In the more specific context of universities, several factors influence students’ decision to become entrepreneurs. As mentioned before, one of them is the development of entrepreneurial characteristics, which directly impact the entrepreneurial mentality of students. On the other hand, factors such as “support for starting a business” resulted in negative weights in the sample. “In global rankings of entrepreneurial intention, we [Brazil] are always at the top. But at the same time, paradoxically, there is still a certain cultural block in the country regarding the relationship between companies and universities, and that affects entrepreneurial outcomes,” Salati reflects. “Research is pretty established in showing that if the orientation of the university is to prepare for the job market, the student will follow that direction. If there are straight contacts with business, start-ups and patenting, their tendency is to follow this path,” Campos concludes. With the exception of institutions such as the University of São Paulo (USP) and University of Campinas (Unicamp) – both stand out in terms of university-industry relationship, private investment, and patenting, the Brazilian scenario is still one of scarce investments in R&D (around 1% of the GDP, a percentage that is much higher in developed countries) and little interactions with private enterprises.

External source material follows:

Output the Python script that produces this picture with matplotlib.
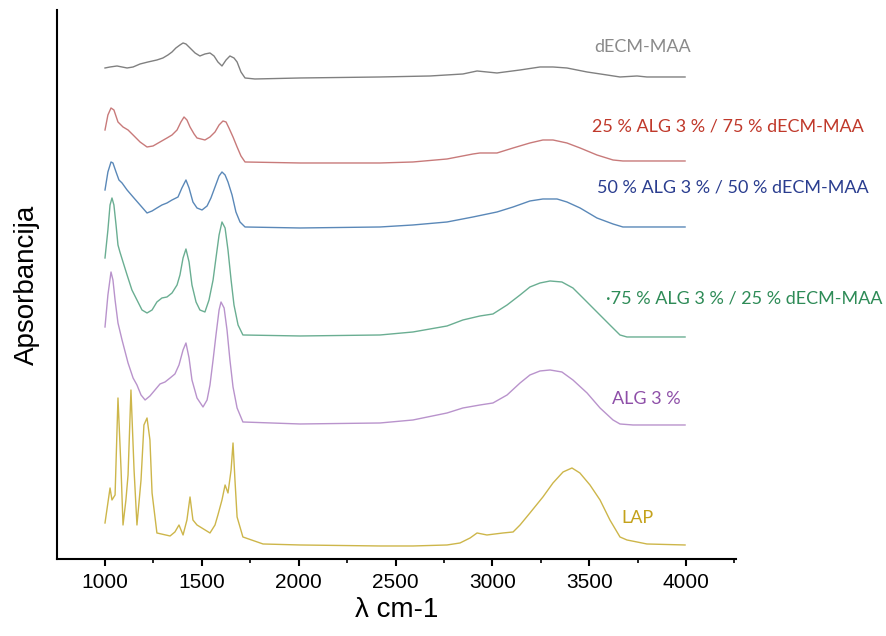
import numpy as np
import matplotlib
matplotlib.use("Agg")
import matplotlib.pyplot as plt
from matplotlib.ticker import MultipleLocator

# ===== spektri (valni broj, apsorbancija s pomakom) =====
wn_decm = [1000, 1026, 1062, 1088, 1114, 1145, 1181, 1222, 1268, 1299, 1325, 1346, 1366, 1387,
           1403, 1418, 1439, 1465, 1490, 1516, 1542, 1563, 1583, 1604, 1625, 1645, 1666, 1682,
           1702, 1723, 1774, 2007, 2420, 2678, 2848, 2921, 3024, 3143, 3246, 3313, 3385, 3489,
           3592, 3659, 3747, 3798, 3995]
ab_decm = [4.91, 4.92, 4.93, 4.92, 4.91, 4.92, 4.95, 4.97, 4.99, 5.01, 5.04, 5.07, 5.11, 5.14,
           5.16, 5.15, 5.11, 5.06, 5.03, 5.05, 5.06, 5.03, 4.97, 4.93, 4.99, 5.03, 5.01, 4.97,
           4.87, 4.81, 4.80, 4.81, 4.82, 4.83, 4.85, 4.88, 4.86, 4.89, 4.92, 4.92, 4.91, 4.87,
           4.84, 4.82, 4.83, 4.82, 4.82]

wn_25 = [1000, 1015, 1031, 1046, 1067, 1093, 1119, 1145, 1181, 1217, 1248, 1284, 1320, 1346,
         1372, 1392, 1408, 1423, 1439, 1460, 1475, 1516, 1542, 1568, 1589, 1609, 1625, 1640,
         1661, 1682, 1702, 1723, 2007, 2420, 2590, 2766, 2900, 2936, 3024, 3107, 3194, 3261,
         3313, 3385, 3453, 3540, 3623, 3674, 3995]
ab_25 = [4.29, 4.44, 4.51, 4.49, 4.37, 4.32, 4.29, 4.24, 4.17, 4.12, 4.13, 4.17, 4.21, 4.24,
         4.29, 4.37, 4.42, 4.39, 4.32, 4.25, 4.21, 4.19, 4.22, 4.27, 4.34, 4.38, 4.37, 4.31,
         4.22, 4.12, 4.03, 3.97, 3.96, 3.96, 3.97, 4.00, 4.05, 4.06, 4.06, 4.11, 4.16, 4.19,
         4.19, 4.16, 4.11, 4.04, 3.99, 3.98, 3.98]

wn_50 = [1000, 1015, 1031, 1041, 1057, 1072, 1088, 1114, 1145, 1181, 1217, 1243, 1268, 1294,
         1320, 1346, 1377, 1397, 1418, 1434, 1454, 1475, 1501, 1527, 1547, 1568, 1589, 1604,
         1620, 1635, 1656, 1676, 1697, 1723, 2007, 2420, 2590, 2766, 2900, 3024, 3107, 3194,
         3261, 3334, 3385, 3453, 3540, 3623, 3674, 3995]
ab_50 = [3.69, 3.87, 3.97, 3.96, 3.87, 3.79, 3.76, 3.69, 3.62, 3.54, 3.46, 3.48, 3.51, 3.54,
         3.56, 3.59, 3.62, 3.71, 3.79, 3.71, 3.57, 3.51, 3.49, 3.53, 3.61, 3.72, 3.83, 3.87,
         3.84, 3.77, 3.64, 3.47, 3.37, 3.32, 3.31, 3.32, 3.34, 3.37, 3.42, 3.47, 3.52, 3.58,
         3.60, 3.60, 3.57, 3.51, 3.41, 3.35, 3.32, 3.32]

wn_75 = [1000, 1015, 1026, 1036, 1046, 1057, 1067, 1077, 1093, 1114, 1139, 1165, 1191, 1217,
         1243, 1268, 1294, 1320, 1346, 1372, 1387, 1403, 1418, 1434, 1449, 1470, 1490, 1516,
         1537, 1558, 1573, 1589, 1604, 1620, 1635, 1651, 1666, 1687, 1712, 2007, 2420, 2590,
         2766, 2848, 2936, 3003, 3076, 3143, 3194, 3246, 3298, 3359, 3416, 3468, 3540, 3607,
         3659, 3695, 3798, 3995]
ab_75 = [3.01, 3.29, 3.54, 3.61, 3.54, 3.34, 3.14, 3.07, 2.97, 2.84, 2.69, 2.59, 2.49, 2.46,
         2.49, 2.57, 2.61, 2.62, 2.66, 2.74, 2.84, 3.01, 3.10, 2.97, 2.74, 2.57, 2.49, 2.47,
         2.59, 2.79, 3.01, 3.24, 3.37, 3.31, 3.09, 2.79, 2.54, 2.34, 2.24, 2.23, 2.24, 2.27,
         2.33, 2.39, 2.43, 2.45, 2.54, 2.64, 2.72, 2.76, 2.78, 2.77, 2.71, 2.61, 2.47, 2.34,
         2.24, 2.22, 2.22, 2.22]

wn_alg = [1000, 1015, 1031, 1041, 1052, 1067, 1088, 1119, 1145, 1165, 1186, 1207, 1232, 1258,
          1284, 1310, 1336, 1361, 1382, 1403, 1418, 1434, 1449, 1475, 1506, 1527, 1542, 1558,
          1573, 1589, 1599, 1615, 1630, 1645, 1661, 1682, 1712, 2007, 2420, 2590, 2766, 2848,
          2936, 3003, 3076, 3143, 3194, 3246, 3298, 3359, 3416, 3489, 3556, 3623, 3659, 3726,
          3995]
ab_alg = [2.32, 2.64, 2.87, 2.79, 2.59, 2.36, 2.19, 1.96, 1.81, 1.74, 1.64, 1.59, 1.63, 1.69,
          1.75, 1.77, 1.81, 1.85, 1.94, 2.09, 2.16, 2.01, 1.79, 1.61, 1.52, 1.59, 1.74, 1.99,
          2.24, 2.49, 2.57, 2.51, 2.29, 1.99, 1.72, 1.51, 1.37, 1.35, 1.36, 1.39, 1.46, 1.51,
          1.54, 1.56, 1.64, 1.76, 1.84, 1.88, 1.89, 1.87, 1.79, 1.66, 1.51, 1.39, 1.35, 1.34,
          1.34]

wn_lap = [1000, 1026, 1036, 1052, 1067, 1083, 1093, 1108, 1119, 1134, 1150, 1165, 1186, 1201,
          1217, 1232, 1243, 1268, 1336, 1361, 1382, 1403, 1423, 1439, 1454, 1475, 1542, 1568,
          1583, 1604, 1620, 1635, 1651, 1661, 1671, 1682, 1712, 1816, 2007, 2420, 2590, 2766,
          2833, 2885, 2921, 2972, 3055, 3107, 3143, 3194, 3261, 3313, 3365, 3411, 3452, 3504,
          3556, 3607, 3659, 3695, 3747, 3798, 3995]
ab_lap = [0.36, 0.71, 0.59, 0.64, 1.61, 0.89, 0.34, 0.59, 0.84, 1.69, 0.89, 0.34, 0.79, 1.34,
          1.41, 1.19, 0.66, 0.26, 0.23, 0.27, 0.34, 0.24, 0.39, 0.62, 0.39, 0.34, 0.26, 0.34,
          0.44, 0.59, 0.74, 0.66, 0.89, 1.16, 0.79, 0.42, 0.22, 0.15, 0.14, 0.13, 0.13, 0.14,
          0.16, 0.21, 0.26, 0.24, 0.26, 0.27, 0.34, 0.46, 0.62, 0.76, 0.87, 0.91, 0.86, 0.74,
          0.59, 0.39, 0.22, 0.19, 0.17, 0.15, 0.14]

labels = ["dECM-MAA", "25 % ALG 3 % / 75 % dECM-MAA", "50 % ALG 3 % / 50 % dECM-MAA",
          "·75 % ALG 3 % / 25 % dECM-MAA", "ALG 3 %", "LAP"]
# polozaj oznaka (valni broj, apsorbancija)
label_wn = [3778, 4216, 4242, 4299, 3793, 3747]
label_ab = [5.12, 4.32, 3.71, 2.60, 1.60, 0.41]

line_colors = ["#808080", "#c87a7a", "#5a88b8", "#6aae92", "#b993cc", "#cdb64a"]
text_colors = ["#8a8a8a", "#c0392b", "#2a3d8f", "#2e8b57", "#8e4fa8", "#c4a21c"]

spectra = [(wn_decm, ab_decm), (wn_25, ab_25), (wn_50, ab_50),
           (wn_75, ab_75), (wn_alg, ab_alg), (wn_lap, ab_lap)]

fig = plt.figure(figsize=(8.86, 6.36), dpi=100)
ax = fig.add_axes([0.0643, 0.1211, 0.7664, 0.8632])

for (wn, ab), lc in zip(spectra, line_colors):
    ax.plot(wn, ab, color=lc, linewidth=1.0)

for txt, x, y, tc in zip(labels, label_wn, label_ab, text_colors):
    ax.text(x, y, txt, color=tc, fontsize=13, family=["Lato", "DejaVu Sans"],
            ha="center", va="center", clip_on=False)

ax.set_xlim(752, 4258)
ax.set_ylim(0, 5.49)
ax.xaxis.set_major_locator(MultipleLocator(500))
ax.xaxis.set_minor_locator(MultipleLocator(250))
ax.set_yticks([])
for side in ["top", "right"]:
    ax.spines[side].set_visible(False)
ax.spines["left"].set_linewidth(1.5)
ax.spines["bottom"].set_linewidth(1.5)
ax.tick_params(axis="x", which="major", length=5, width=1.5, direction="out",
               labelsize=15, pad=5)
ax.tick_params(axis="x", which="minor", length=3, width=1.2, direction="out")
for lab in ax.get_xticklabels():
    lab.set_family(["Liberation Sans", "DejaVu Sans"])

ax.set_xlabel("λ cm-1", fontsize=20, family=["Liberation Sans", "DejaVu Sans"], labelpad=4)
ax.set_ylabel("Apsorbancija", fontsize=20, family=["Liberation Sans", "DejaVu Sans"], labelpad=12)

fig.savefig("out.png", dpi=100)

The research is an indication that a more intense entrepreneurial activity in Brazil might not come from a frenzy about entrepreneurship in the universities’ classroom context or from the mere reproduction of “certified models” from North American or European institutions. “Our findings point out that Brazilian universities are very good at teaching and offering classes, lectures, courses and workshops on entrepreneurship, but lack support mechanisms to help students effectively open a firm. All of this is a reflection of a broader culture both inside and outside the university involving entrepreneurship that widens the gap between education and businesses,” Campos reflects.